> **Exercise prompt**: Print nothing but the lines from the start of the listing below through the line that contains "1.8e32, 2.1e32, 2.5e32];". Do not include the pictures.
— Start of Provided data —
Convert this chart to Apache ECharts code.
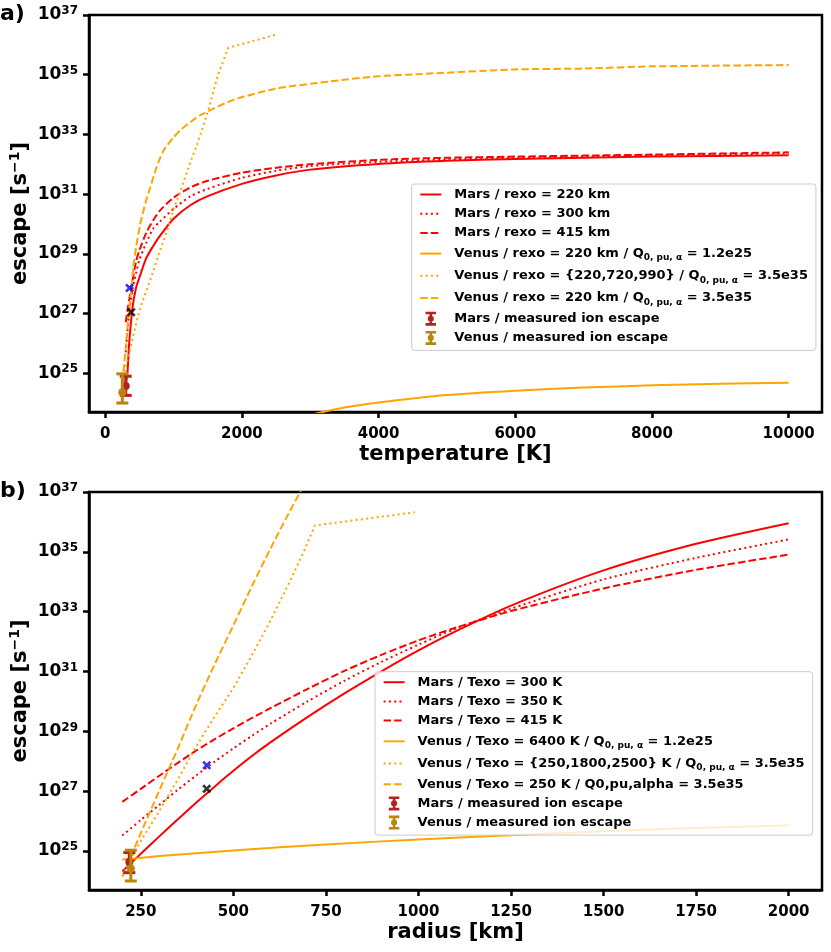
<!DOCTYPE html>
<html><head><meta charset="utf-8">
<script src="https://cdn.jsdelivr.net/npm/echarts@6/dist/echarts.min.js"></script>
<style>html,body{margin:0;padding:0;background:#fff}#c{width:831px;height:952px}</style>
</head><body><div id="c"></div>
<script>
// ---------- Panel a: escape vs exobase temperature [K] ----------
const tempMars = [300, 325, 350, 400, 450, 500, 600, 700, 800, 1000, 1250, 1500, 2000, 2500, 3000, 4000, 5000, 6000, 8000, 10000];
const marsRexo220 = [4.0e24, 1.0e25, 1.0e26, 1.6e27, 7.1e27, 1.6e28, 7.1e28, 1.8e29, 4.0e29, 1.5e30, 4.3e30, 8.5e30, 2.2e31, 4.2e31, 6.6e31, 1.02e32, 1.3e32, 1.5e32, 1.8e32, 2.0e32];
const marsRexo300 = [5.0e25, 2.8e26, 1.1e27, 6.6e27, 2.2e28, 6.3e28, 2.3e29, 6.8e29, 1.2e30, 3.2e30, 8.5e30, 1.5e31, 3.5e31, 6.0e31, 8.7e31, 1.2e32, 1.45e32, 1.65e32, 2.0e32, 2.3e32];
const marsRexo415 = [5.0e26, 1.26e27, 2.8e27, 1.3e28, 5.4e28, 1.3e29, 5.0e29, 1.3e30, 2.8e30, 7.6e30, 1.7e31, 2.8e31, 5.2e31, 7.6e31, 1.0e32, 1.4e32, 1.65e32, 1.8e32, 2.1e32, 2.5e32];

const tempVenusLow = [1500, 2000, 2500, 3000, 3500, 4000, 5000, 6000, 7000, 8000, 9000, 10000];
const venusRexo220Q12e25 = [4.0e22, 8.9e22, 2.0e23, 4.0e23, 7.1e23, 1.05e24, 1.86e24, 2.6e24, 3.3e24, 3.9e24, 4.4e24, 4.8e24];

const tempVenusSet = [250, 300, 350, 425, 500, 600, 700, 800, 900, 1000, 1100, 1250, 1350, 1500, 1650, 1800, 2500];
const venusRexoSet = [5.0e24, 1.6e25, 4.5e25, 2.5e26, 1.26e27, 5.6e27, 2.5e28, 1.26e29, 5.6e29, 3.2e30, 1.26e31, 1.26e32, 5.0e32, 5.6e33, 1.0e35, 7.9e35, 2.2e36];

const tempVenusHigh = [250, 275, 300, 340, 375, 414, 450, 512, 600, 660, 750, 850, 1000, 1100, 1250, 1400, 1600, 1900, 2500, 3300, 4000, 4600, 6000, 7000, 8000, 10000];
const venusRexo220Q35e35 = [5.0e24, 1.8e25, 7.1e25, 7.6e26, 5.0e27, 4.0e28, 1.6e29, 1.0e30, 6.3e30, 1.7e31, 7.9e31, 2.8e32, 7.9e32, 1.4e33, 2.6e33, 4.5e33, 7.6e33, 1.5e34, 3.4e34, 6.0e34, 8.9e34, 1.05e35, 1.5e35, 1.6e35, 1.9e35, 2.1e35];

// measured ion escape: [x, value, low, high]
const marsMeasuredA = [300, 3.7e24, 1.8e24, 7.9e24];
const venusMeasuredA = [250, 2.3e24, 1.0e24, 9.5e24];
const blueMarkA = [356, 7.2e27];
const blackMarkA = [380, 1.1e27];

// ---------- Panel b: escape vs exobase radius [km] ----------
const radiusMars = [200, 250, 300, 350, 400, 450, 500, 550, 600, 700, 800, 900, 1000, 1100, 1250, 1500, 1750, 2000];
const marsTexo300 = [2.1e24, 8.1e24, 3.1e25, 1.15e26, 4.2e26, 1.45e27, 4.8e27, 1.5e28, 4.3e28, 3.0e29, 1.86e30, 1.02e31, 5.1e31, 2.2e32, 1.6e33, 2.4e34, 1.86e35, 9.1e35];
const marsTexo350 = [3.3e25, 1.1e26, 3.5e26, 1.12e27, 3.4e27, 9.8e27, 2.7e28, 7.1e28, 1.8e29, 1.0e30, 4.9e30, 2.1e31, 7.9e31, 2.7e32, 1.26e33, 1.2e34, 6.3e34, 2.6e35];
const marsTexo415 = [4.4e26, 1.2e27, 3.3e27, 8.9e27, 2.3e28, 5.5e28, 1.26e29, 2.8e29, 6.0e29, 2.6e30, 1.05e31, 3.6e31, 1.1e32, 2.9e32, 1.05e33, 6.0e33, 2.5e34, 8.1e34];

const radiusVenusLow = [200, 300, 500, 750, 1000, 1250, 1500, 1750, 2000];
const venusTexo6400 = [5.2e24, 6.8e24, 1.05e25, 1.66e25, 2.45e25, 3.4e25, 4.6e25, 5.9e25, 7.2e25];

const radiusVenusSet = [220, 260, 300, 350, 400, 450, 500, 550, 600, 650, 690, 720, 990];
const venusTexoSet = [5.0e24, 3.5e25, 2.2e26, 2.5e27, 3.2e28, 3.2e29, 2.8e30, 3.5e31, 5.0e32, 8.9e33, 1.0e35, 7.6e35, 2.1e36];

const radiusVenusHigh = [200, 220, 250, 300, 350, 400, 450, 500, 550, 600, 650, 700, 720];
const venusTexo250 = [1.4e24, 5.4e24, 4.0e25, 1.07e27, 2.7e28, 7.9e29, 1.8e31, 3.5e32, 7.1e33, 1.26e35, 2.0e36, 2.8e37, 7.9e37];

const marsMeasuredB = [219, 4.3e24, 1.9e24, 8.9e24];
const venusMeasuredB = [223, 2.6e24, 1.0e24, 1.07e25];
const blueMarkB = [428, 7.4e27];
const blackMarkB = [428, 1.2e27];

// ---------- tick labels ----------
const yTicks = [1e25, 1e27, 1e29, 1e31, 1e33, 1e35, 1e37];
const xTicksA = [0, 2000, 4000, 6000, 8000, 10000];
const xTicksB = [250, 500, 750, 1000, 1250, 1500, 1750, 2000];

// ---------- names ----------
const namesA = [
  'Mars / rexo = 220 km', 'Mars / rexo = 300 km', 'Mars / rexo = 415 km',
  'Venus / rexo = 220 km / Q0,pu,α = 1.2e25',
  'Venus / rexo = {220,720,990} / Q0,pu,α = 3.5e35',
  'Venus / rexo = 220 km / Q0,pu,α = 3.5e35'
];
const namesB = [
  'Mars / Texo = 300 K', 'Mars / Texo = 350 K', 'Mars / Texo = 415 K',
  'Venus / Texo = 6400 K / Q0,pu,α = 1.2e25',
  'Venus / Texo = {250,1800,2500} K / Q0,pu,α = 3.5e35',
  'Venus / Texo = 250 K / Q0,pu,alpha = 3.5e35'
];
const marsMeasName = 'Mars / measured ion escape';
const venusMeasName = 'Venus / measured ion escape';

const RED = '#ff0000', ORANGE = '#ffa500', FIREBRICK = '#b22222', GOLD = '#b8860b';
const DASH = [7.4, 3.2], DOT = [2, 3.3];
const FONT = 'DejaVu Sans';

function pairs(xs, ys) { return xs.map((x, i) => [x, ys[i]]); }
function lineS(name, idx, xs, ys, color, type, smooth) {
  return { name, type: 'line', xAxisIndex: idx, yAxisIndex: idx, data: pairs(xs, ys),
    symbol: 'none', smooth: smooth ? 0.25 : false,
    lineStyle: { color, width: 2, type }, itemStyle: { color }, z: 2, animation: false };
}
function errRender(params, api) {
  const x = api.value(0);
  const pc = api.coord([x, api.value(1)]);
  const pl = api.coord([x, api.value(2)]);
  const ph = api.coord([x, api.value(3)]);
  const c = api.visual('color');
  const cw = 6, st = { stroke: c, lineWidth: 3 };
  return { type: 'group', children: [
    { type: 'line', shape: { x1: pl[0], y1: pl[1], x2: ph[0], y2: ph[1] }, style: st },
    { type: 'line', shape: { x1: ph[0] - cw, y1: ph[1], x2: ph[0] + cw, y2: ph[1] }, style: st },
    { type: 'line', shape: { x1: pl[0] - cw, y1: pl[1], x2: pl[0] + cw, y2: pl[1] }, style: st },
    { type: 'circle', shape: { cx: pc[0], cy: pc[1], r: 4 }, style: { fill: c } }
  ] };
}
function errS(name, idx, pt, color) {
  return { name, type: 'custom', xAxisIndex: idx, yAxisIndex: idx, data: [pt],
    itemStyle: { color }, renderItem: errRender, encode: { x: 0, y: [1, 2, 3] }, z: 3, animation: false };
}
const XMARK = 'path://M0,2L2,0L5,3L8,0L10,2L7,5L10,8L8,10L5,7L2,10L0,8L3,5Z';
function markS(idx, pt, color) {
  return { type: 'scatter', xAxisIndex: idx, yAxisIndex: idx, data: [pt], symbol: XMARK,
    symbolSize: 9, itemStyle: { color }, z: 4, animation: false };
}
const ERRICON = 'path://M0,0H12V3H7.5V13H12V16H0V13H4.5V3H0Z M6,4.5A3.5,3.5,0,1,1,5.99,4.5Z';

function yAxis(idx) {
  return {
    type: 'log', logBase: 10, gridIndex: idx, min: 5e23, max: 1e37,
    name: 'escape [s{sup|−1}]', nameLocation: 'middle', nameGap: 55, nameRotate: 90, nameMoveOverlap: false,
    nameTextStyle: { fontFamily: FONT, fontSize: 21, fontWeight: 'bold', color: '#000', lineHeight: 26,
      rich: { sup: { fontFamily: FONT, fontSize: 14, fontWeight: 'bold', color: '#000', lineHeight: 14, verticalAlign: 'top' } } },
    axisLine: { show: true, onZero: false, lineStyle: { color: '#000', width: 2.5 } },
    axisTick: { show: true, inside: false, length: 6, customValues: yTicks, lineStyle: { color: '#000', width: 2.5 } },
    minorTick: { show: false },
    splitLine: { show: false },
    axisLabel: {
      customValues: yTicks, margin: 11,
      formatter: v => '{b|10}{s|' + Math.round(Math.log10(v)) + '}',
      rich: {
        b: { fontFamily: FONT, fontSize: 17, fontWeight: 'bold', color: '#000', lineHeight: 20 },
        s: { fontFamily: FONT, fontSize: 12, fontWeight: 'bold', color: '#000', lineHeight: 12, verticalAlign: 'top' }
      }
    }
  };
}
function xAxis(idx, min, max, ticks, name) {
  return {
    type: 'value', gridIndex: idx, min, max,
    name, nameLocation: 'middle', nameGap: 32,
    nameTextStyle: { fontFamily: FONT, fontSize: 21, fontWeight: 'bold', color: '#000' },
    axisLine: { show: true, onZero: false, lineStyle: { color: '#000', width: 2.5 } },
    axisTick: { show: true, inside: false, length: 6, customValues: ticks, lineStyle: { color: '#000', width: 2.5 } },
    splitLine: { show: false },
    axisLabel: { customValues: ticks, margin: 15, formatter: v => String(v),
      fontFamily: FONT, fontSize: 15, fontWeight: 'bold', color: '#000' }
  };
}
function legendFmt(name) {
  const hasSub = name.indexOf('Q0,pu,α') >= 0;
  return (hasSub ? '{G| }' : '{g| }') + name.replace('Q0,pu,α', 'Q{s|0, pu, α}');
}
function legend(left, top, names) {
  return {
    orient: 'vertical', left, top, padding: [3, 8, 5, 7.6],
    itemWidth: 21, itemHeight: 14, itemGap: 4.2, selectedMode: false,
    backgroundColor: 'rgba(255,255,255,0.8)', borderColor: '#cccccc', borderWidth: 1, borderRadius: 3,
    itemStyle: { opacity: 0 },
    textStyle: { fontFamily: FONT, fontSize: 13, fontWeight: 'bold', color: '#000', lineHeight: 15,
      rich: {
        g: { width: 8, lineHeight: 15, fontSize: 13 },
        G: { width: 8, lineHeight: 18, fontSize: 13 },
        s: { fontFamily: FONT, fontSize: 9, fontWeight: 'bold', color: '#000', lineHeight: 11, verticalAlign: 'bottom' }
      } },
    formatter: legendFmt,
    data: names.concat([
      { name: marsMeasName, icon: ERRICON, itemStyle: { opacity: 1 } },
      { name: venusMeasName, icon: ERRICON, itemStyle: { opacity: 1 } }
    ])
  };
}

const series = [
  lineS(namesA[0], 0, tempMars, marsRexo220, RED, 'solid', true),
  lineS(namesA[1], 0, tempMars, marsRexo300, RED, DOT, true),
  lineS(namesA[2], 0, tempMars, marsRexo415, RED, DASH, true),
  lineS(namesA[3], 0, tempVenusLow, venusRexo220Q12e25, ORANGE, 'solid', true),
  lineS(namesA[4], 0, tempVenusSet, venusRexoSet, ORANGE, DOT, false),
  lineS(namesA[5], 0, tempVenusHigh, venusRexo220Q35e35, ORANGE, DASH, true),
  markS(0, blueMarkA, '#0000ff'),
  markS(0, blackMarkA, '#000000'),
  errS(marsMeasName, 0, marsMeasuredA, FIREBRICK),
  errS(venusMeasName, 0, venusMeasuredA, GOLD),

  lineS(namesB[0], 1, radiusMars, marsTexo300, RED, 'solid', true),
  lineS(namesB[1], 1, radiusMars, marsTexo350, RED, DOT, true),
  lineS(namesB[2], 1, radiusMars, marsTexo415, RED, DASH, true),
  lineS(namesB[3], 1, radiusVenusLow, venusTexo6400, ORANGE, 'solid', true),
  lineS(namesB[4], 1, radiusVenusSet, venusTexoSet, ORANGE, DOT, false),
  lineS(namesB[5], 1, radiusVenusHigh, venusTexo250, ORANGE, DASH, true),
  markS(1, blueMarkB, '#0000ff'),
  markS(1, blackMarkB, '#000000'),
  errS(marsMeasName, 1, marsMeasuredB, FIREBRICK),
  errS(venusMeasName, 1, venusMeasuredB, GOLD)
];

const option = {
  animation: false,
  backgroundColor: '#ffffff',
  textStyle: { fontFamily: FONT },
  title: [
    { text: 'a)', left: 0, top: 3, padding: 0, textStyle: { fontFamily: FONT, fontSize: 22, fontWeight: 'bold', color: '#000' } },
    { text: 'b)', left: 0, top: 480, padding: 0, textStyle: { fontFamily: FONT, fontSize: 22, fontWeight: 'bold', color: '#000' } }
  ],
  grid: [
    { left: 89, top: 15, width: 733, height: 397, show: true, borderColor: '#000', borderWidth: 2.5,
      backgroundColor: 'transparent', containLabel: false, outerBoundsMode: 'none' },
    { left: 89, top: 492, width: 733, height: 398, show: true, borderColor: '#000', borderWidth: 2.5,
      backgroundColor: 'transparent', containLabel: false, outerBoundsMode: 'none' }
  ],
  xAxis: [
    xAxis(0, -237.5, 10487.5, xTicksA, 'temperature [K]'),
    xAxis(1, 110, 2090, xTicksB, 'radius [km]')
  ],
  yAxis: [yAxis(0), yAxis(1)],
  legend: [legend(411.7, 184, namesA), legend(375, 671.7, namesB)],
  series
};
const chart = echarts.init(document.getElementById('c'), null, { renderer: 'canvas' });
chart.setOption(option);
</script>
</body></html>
— End of Provided data —
> **Expected output**:
Convert this chart to Apache ECharts code.
<!DOCTYPE html>
<html><head><meta charset="utf-8">
<script src="https://cdn.jsdelivr.net/npm/echarts@6/dist/echarts.min.js"></script>
<style>html,body{margin:0;padding:0;background:#fff}#c{width:831px;height:952px}</style>
</head><body><div id="c"></div>
<script>
// ---------- Panel a: escape vs exobase temperature [K] ----------
const tempMars = [300, 325, 350, 400, 450, 500, 600, 700, 800, 1000, 1250, 1500, 2000, 2500, 3000, 4000, 5000, 6000, 8000, 10000];
const marsRexo220 = [4.0e24, 1.0e25, 1.0e26, 1.6e27, 7.1e27, 1.6e28, 7.1e28, 1.8e29, 4.0e29, 1.5e30, 4.3e30, 8.5e30, 2.2e31, 4.2e31, 6.6e31, 1.02e32, 1.3e32, 1.5e32, 1.8e32, 2.0e32];
const marsRexo300 = [5.0e25, 2.8e26, 1.1e27, 6.6e27, 2.2e28, 6.3e28, 2.3e29, 6.8e29, 1.2e30, 3.2e30, 8.5e30, 1.5e31, 3.5e31, 6.0e31, 8.7e31, 1.2e32, 1.45e32, 1.65e32, 2.0e32, 2.3e32];
const marsRexo415 = [5.0e26, 1.26e27, 2.8e27, 1.3e28, 5.4e28, 1.3e29, 5.0e29, 1.3e30, 2.8e30, 7.6e30, 1.7e31, 2.8e31, 5.2e31, 7.6e31, 1.0e32, 1.4e32, 1.65e32, 1.8e32, 2.1e32, 2.5e32];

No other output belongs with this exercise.